Sequence Search

Submission

The site allows searching of up to 50Kb DNA sequences against the Dfam. The source organism should be specified, so that the appropriate cut-offs should be used. At the moment, the search form is implemented such that sequences with from Human use the less stringent, gathering cut-offs, which are suited more for masking and allow some false positive detection of matches (thresholds are set to allow a false discovery rate of 0.1%). If the source organism is set to 'other', then the more stringent trusted cut-offs will be applied. These are set, such that there is an empirical false discovery rate of 0. This threshold provides the most accurate annotation. Alternative, a user defined E-value threshold can be defined, where 0 < E-value ≤ 0.1.

Running

The search consists of two parallel phases: tandem repeat identification with TRF and an nhmmer search with all Dfam models. TRF is run using the following parameters: '2 7 7 80 10 70 5'. By default, all nhmmer hits with score above model-specific gathering thresholds are shown, after removing redundant model hits (RPHs, cases in which multiple models match the same region of the submitted sequence; in such cases, shorter and lower scoring matches are discarded). Overall, this search can take up to approximately 1 minute depending on length and composition of the DNA sequence. Thus, after submission, a progress page is displayed. The results of the search will be loaded into this holding page, which is unique per job and can be bookmarked for future reference. Results will be held for as long as the release, or until disk usage requires that they are deleted. The search input parameters are available at the top of the page, by clicking on the search details link after the job identifier.

Results

The results are presented in two forms: a graphical representation and in a tabular form.

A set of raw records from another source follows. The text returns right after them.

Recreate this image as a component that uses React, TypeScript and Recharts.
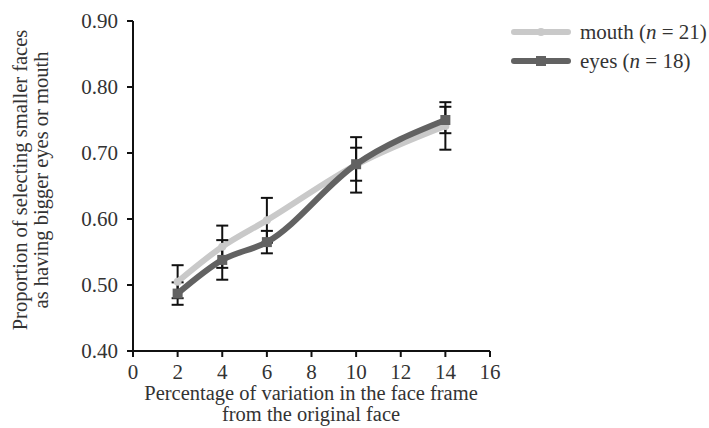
import React from "react"
import { ComposedChart, Line, XAxis, YAxis, ErrorBar } from "recharts"

const levels = [2, 4, 6, 10, 14]
const mouthMean = [0.505, 0.558, 0.598, 0.682, 0.741]
const mouthErr = [0.025, 0.032, 0.034, 0.042, 0.036]
const eyesMean = [0.487, 0.538, 0.565, 0.683, 0.75]
const eyesErr = [0.017, 0.03, 0.017, 0.025, 0.02]
const xTicks = [0, 2, 4, 6, 8, 10, 12, 14, 16]
const yTicks = [0.4, 0.5, 0.6, 0.7, 0.8, 0.9]

const FONT = "'Liberation Serif', 'Times New Roman', serif"
const MOUTH = "#c9c9c9"
const EYES = "#626262"

const data = levels.map((x, i) => ({
  x,
  mouth: mouthMean[i],
  mouthErr: mouthErr[i],
  eyes: eyesMean[i],
  eyesErr: eyesErr[i],
}))

function SquareDot(props: any) {
  const { cx, cy } = props
  if (cx == null || cy == null) return null
  return <rect x={cx - 5} y={cy - 5} width={10} height={10} fill={EYES} />
}

function SmallDot(props: any) {
  const { cx, cy } = props
  if (cx == null || cy == null) return null
  return <circle cx={cx} cy={cy} r={4} fill={MOUTH} />
}

function YLabel() {
  const cy = 180
  return (
    <g fontFamily={FONT} fontSize={20.5} fill="#333">
      <text x={20} y={cy} textAnchor="middle" dominantBaseline="central" transform={`rotate(-90, 20, ${cy})`}>
        Proportion of selecting smaller faces
      </text>
      <text x={41} y={cy} textAnchor="middle" dominantBaseline="central" transform={`rotate(-90, 41, ${cy})`}>
        as having bigger eyes or mouth
      </text>
    </g>
  )
}

function XLabel() {
  const cx = 311
  return (
    <g fontFamily={FONT} fontSize={20.5} fill="#333">
      <text x={cx} y={393} textAnchor="middle" dominantBaseline="central">
        Percentage of variation in the face frame
      </text>
      <text x={cx} y={414} textAnchor="middle" dominantBaseline="central">
        from the original face
      </text>
    </g>
  )
}

function LegendBox() {
  const rows = [
    { name: "mouth", n: 21, color: MOUTH, square: false },
    { name: "eyes", n: 18, color: EYES, square: true },
  ]
  return (
    <svg width={219} height={80} style={{ position: "absolute", left: 490, top: 0 }}>
      {rows.map((r, i) => {
        const y = 32 + i * 29
        return (
          <g key={r.name}>
            <line x1={24} x2={78} y1={y} y2={y} stroke={r.color} strokeWidth={6} strokeLinecap="round" />
            {r.square ? (
              <rect x={46} y={y - 5} width={10} height={10} fill={r.color} />
            ) : (
              <circle cx={51} cy={y} r={4} fill={r.color} />
            )}
            <text x={90} y={y} dominantBaseline="central" fontFamily={FONT} fontSize={21} fill="#333">
              {r.name} (<tspan fontStyle="italic">n</tspan> = {r.n})
            </text>
          </g>
        )
      })}
    </svg>
  )
}

export default function App() {
  return (
    <div style={{ position: "absolute", left: 0, top: 0, width: 709, height: 428, background: "#fff" }}>
      <ComposedChart width={709} height={428} data={data} margin={{ top: 21, right: 219, bottom: 0, left: 0 }}>
        <XAxis
          type="number"
          dataKey="x"
          domain={[0, 16]}
          ticks={xTicks}
          height={77}
          stroke="#111"
          strokeWidth={2}
          tickSize={6}
          tickMargin={7}
          tick={{ fontFamily: FONT, fontSize: 21, fill: "#333" }}
          label={<XLabel />}
        />
        <YAxis
          type="number"
          domain={[0.4, 0.9]}
          ticks={yTicks}
          width={133}
          stroke="#111"
          strokeWidth={2}
          tickSize={6}
          tickMargin={9}
          tickFormatter={(v: number) => v.toFixed(2)}
          tick={{ fontFamily: FONT, fontSize: 21, fill: "#333" }}
          label={<YLabel />}
        />
        <Line
          dataKey="mouth"
          type="monotone"
          stroke={MOUTH}
          strokeWidth={6}
          strokeLinecap="round"
          dot={<SmallDot />}
          isAnimationActive={false}
        >
          <ErrorBar dataKey="mouthErr" direction="y" width={6} stroke="#111" strokeWidth={2} />
        </Line>
        <Line
          dataKey="eyes"
          type="monotone"
          stroke={EYES}
          strokeWidth={6}
          strokeLinecap="round"
          dot={<SquareDot />}
          isAnimationActive={false}
        >
          <ErrorBar dataKey="eyesErr" direction="y" width={6} stroke="#111" strokeWidth={2} />
        </Line>
      </ComposedChart>
      <LegendBox />
    </div>
  )
}
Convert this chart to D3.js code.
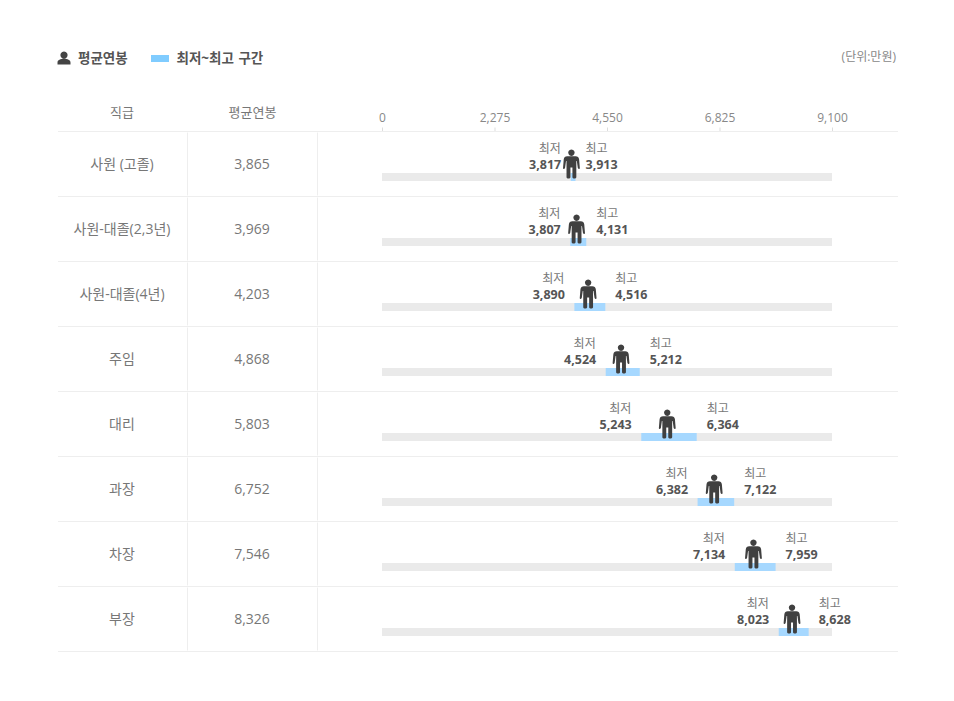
<!DOCTYPE html>
<html><head><meta charset="utf-8">
<script src="https://cdn.jsdelivr.net/npm/d3@7"></script>
<style>html,body{margin:0;padding:0;background:#fff}svg{display:block}
text{font-family:"Open Sans","Noto Sans CJK KR",sans-serif}</style></head>
<body><svg id="c" width="954" height="701"></svg>
<script>
const grades=["사원 (고졸)","사원-대졸(2,3년","사원-대졸(4년)","주임","대리","과장","차장","부장"];
grades[1]="사원-대졸(2,3년)";
const avgPay=[3865,3969,4203,4868,5803,6752,7546,8326];
const minPay=[3817,3807,3890,4524,5243,6382,7134,8023];
const maxPay=[3913,4131,4516,5212,6364,7122,7959,8628];
const ticks=[0,2275,4550,6825,9100];
const svg=d3.select("#c");
const fmt=d3.format(",");
const x=d3.scaleLinear().domain([0,9100]).range([382,832]);
const y=d3.scaleBand().domain(d3.range(grades.length)).range([131.5,651.5]);
const line="#eeeeee",grey="#777",dark="#555";
// person path, centred on 0, feet at 0, height 29
const person="M0,-29a3.2,3.2 0 1 1 -0.01,0Z M-4.2,-22.2H4.2C6.2,-22.2 7.4,-21 7.7,-19L8.4,-10.6C8.5,-9.4 6.6,-9.2 6.4,-10.4L5.4,-17.6H4.9V-1.2C4.9,0.4 1.0,0.4 1.0,-1.2V-11H-1.0V-1.2C-1.0,0.4 -4.9,0.4 -4.9,-1.2V-17.6H-5.4L-6.4,-10.4C-6.6,-9.2 -8.5,-9.4 -8.4,-10.6L-7.7,-19C-7.4,-21 -6.2,-22.2 -4.2,-22.2Z";
// legend
const lg=svg.append("g");
lg.append("path").attr("fill","#444").attr("d","M64,51.5a3.6,3.6 0 1 1 -0.01,0Z M57.5,64.5V62.5C57.5,60 60.5,58.8 64,58.8C67.5,58.8 70.5,60 70.5,62.5V64.5Z");
lg.append("text").attr("x",78).attr("y",62.5).attr("font-size",13.5).attr("font-weight",700).attr("fill",dark).text("평균연봉");
lg.append("rect").attr("x",151).attr("y",55).attr("width",18).attr("height",7).attr("fill","#80ccff");
lg.append("text").attr("x",176.5).attr("y",62.5).attr("font-size",13.5).attr("font-weight",700).attr("fill",dark).attr("word-spacing",1).text("최저~최고 구간");
svg.append("text").attr("x",896).attr("y",61).attr("text-anchor","end").attr("font-size",12).attr("fill","#888").text("(단위:만원)");
// header
svg.append("text").attr("x",122).attr("y",117).attr("text-anchor","middle").attr("font-size",13).attr("fill",grey).text("직급");
svg.append("text").attr("x",252.5).attr("y",117).attr("text-anchor","middle").attr("font-size",13).attr("fill",grey).text("평균연봉");
const ax=svg.append("g").attr("transform","translate(0,131.5)").call(d3.axisTop(x).tickValues(ticks).tickFormat(fmt).tickSize(4).tickPadding(6));
ax.select(".domain").remove();
ax.selectAll(".tick line").attr("stroke","#ddd");
ax.selectAll(".tick text").attr("font-size",12).attr("fill","#888").attr("font-family",'"Open Sans",sans-serif');
// rule lines
svg.append("g").selectAll("line").data(d3.range(grades.length+1)).join("line")
 .attr("x1",58).attr("x2",898).attr("y1",i=>131.5+i*y.bandwidth()).attr("y2",i=>131.5+i*y.bandwidth()).attr("stroke",line);
// rows
const rows=svg.append("g").selectAll("g").data(grades).join("g").attr("transform",(d,i)=>`translate(0,${y(i)})`);
[187.5,317.5].forEach(px=>rows.append("line").attr("x1",px).attr("x2",px).attr("y1",1).attr("y2",y.bandwidth()-1).attr("stroke",line));
rows.append("text").attr("x",122).attr("y",37).attr("text-anchor","middle").attr("font-size",14).attr("fill",grey).text(d=>d);
rows.append("text").attr("x",252).attr("y",37.5).attr("text-anchor","middle").attr("font-size",14).attr("fill",grey).text((d,i)=>fmt(avgPay[i]));
rows.append("rect").attr("x",x(0)).attr("y",41.5).attr("width",x(9100)-x(0)).attr("height",8).attr("fill","#eaeaea");
rows.append("rect").attr("x",(d,i)=>x(minPay[i])).attr("y",41.5).attr("width",(d,i)=>x(maxPay[i])-x(minPay[i])).attr("height",8).attr("fill","#a6d8ff");
rows.append("path").attr("d",person).attr("fill","#404040").attr("transform",(d,i)=>`translate(${x(avgPay[i])-1.7},47)`);
rows.append("text").attr("x",(d,i)=>x(minPay[i])-10).attr("y",21).attr("text-anchor","end").attr("font-size",12).attr("fill",grey).text("최저");
rows.append("text").attr("x",(d,i)=>x(minPay[i])-9.5).attr("y",37).attr("text-anchor","end").attr("font-size",12.5).attr("font-weight",700).attr("fill",dark).text((d,i)=>fmt(minPay[i]));
rows.append("text").attr("x",(d,i)=>x(maxPay[i])+10).attr("y",21).attr("font-size",12).attr("fill",grey).text("최고");
rows.append("text").attr("x",(d,i)=>x(maxPay[i])+10).attr("y",37).attr("font-size",12.5).attr("font-weight",700).attr("fill",dark).text((d,i)=>fmt(maxPay[i]));
</script></body></html>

The hit graphic - The submitted sequence is represented by A grey bar, with dark grey boxes on the sequence bar representing TRF matches. Dfam hits to the plus strand are organized above the sequence bar, and hits to the minus strand are organized below the bar. The color of each Dfam hit bar depends on the entry type (DNA transposon, RNA retrotransposons, ncRNA, etc). When a Dfam hit bar is clicked, the page is scrolled to the row corresponding to that hit and the row highlighted.

Dfam Results table

Each row of the table represent as hit to a Dfam entry. The table contains the match score and E-value, positions in the respective model and sequence. This data can be downloaded via using the button found in the top right corner of the table header as a TSV file.

The alignment between the model and sequence can be obtained by expanding the row using the > symbol found at the beginning of each row.In the alignment, the model line presents the consensus sequence for aligned states in the model, colored according to the match line. The PP line represents the posterior probability, or degree of confidence in each aligned residue (for example, with '*' meaning highest confidence, and low numbers indicating low confidence), with corresponding grey scale coloration of the Query sequence.

TRF Results table

Each row in this table simple indicates the tandem repeat motif and the position of the repeat in the sequence. These results can be downloaded as a TSV file as indicated for the Dfam results.

Running searches locally

Due to hardware limitations, it is not possible to submit larger sequences to the web server. However, all of the software for running these searches is freely available for download, see the Tools for more details.


Retrieve Hits

It is possible to get a list of all Dfam hits within a 50kp range of dfamseq. To do so, enter the chromosome and the desired sequence range in base paris. It does not matter if the co-ordinates of the range are reversed, as both + and - strand matches will be returned for the range. Similar to the DNA sequence, it is possible to remove RPH. By default, this is always on. Searches can be further restricted, by entering a Dfam accession or identifier. This field is optional. If RPH removal is select and a Dfam accession is entered, only the hits belonging to that entry after all redundancy is removed will be displayed.

The results a presented in an identical manner to those in the DNA search results. Again, these results (Dfam hits and TRF) can be downloaded as a TSV file via the button in the top right to the table header.


Keyword Search

The keyword search box is found at the top of every page in Dfam, and is the same search as performed in the keyword tab, within the search section. The keyword search allows the user to quickly find entries via the Dfam identifier and accession. It also allows the searching of the textual data in the Dfam database.

The search currently covers the following sections of the database:

  • Dfam entry accession identifiers, description and comments
  • Synonyms and previous identifiers
  • Classification terms
  • Reference titles

The search is performed using the Apache Lucy search engine. Once a search has been performed, the results are displayed in a table below the keyword search interface, regardless of the entry point. The results are ordered according to the search engine scoring metric.

The total number of matches is reported in the top left corner of the results table.If the search term matches many entries, only the top 100 matches will be displayed.

Tips on keyword searches
  • Wild cards such as '*' are treated as characters, not wild cards.
  • Searches are case insensitive.
  • The union of hits are presented when multiple words enter. Boolean operators are not accepted.
  • Quoting phrases does not work.
  • Partial words or fragments will work, for example 'rotranspo' will match the word retrotransposon.